Sunday, April 29, 2012
Sunday, April 1, 2012
I just got back from watching the film adaptation of The Hunger Games with my wife. Overall, I enjoyed the film. I felt it had a good balance of action and story. If I hadn't read the book, I probably would have loved it. As it is, I had a good time, but I have a few beefs.
*BELOW HERE THERE BE SPOILERS*
The first issue I had with the film was the shaky camera work. This is the primary criticism I would still have had if I had not read the series ahead of time. We right now have technology that makes it possible to erase shakiness in film. Therefore, the only reason for a major Hollywood movie to NOT do this is stylistic. This was a poor choice on their part. The only other problem I had not to do with their choices in adaptation was that their is a scene where Katniss goes to sleep in a sleeping bag and wakes up without one.
Now starting at casting. Katniss was well done. Haymitch was fine: I didn't love his performance, but he did a fine job looking the part. I feel that Gale was too beefy in his appearance and Peeta was not beefy enough. President Snow was excellent. I liked Seneca Crane, but his portrayal struck me as someone new to being head gamemaker, even though dialog established that he had years of experience. Most of the rest of the casting was fitting, though unremarkable. I wish Rue had looked a little more like Prim (even just putting her in pigtails would have helped), but my wife caught the connection, so I'm probably being too picky.
The lowpoint of the adaptation for me was cutting out the part of Peeta's story where "even the birds stop to listen." That is arguably my favorite moment in the entire series. Cutting it felt like a jab to the heart.

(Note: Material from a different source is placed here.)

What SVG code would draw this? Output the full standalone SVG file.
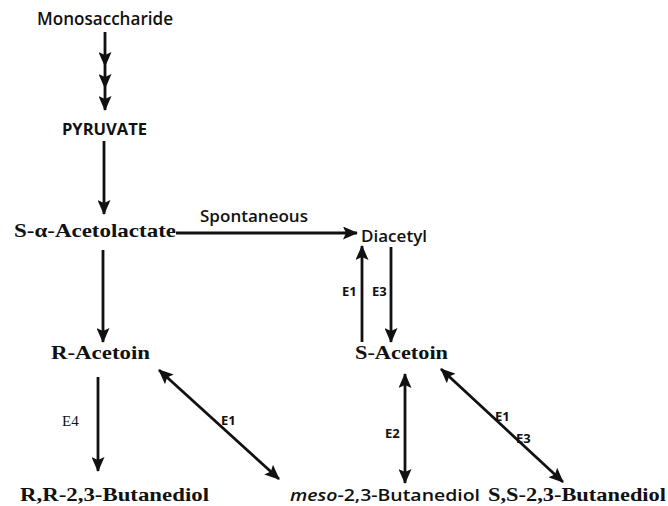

On the other hand, the absolute highpoint of the film, adaptation-wise, was the bowl of nightlock berries left for Seneca Crane at the end. Absent from the book, this scene communicated volumes about President Snow without a single line of dialog. Top notch.
In regards to major plotlines, I have mixed feelings. For example, I felt that the fabrication of Katniss's feelings for Peeta was unclear, while in the novel the confused feelings of trying to stay alive, experiments with first love, and obligation for his childhood gift of bread were beautifully communicated. My wife, however, was able to see without my telling her that her feelings were, if partially genuine, primarily motivated by Haymitch's strategy, so again, I may be too picky.
The plotline of Rue's death and her district's response was an interesting change. In the novel, they sent her bread. In the film, they were immediately incensed to riot. Now, I understand how the bread is a less exciting response than a mob. Also, it does tie well into the rest of the series to show the beginnings of a revolt. But I liked the bread. It was sweet.
Now, arguably the worst handling of a plotline is the way they changed Haymitch's growth. The novel did a good job of showing him change from a full-on alcoholic, to a man willing to stay sober to help two young people he believed in. In the movie, however, he showed signs of liking Katniss too soon and too often. Realistically, he shouldn't have been shown to like her at all. Respect, yes. Believe in, sure. But it's very clear in the book that even when he approves of her individual actions, he does not actually like her.
There are many other changes I could harp on: the differing origins of the Mockingjay pin, the inferior explanation of the origin of Muttations, the absolute neglect of explaining what happened to District 13… but all in all, these don't matter. When I first left the theater, I said to my wife that I considered it a good movie, but a poor adaptation. As I've thought more, however even that is too harsh. I would say now that I disagree with almost every artistic decision they made in adapting the story, but I am still pleased with the overall result. And you know what? That's pretty darn good.
PS: If you're looking for other Hunger Games adaptations, I recommend The Katniss Chronicles. It is a free audiodrama made by some very skilled people, who I feel did a fantastic job portraying Suzanne Collins's work.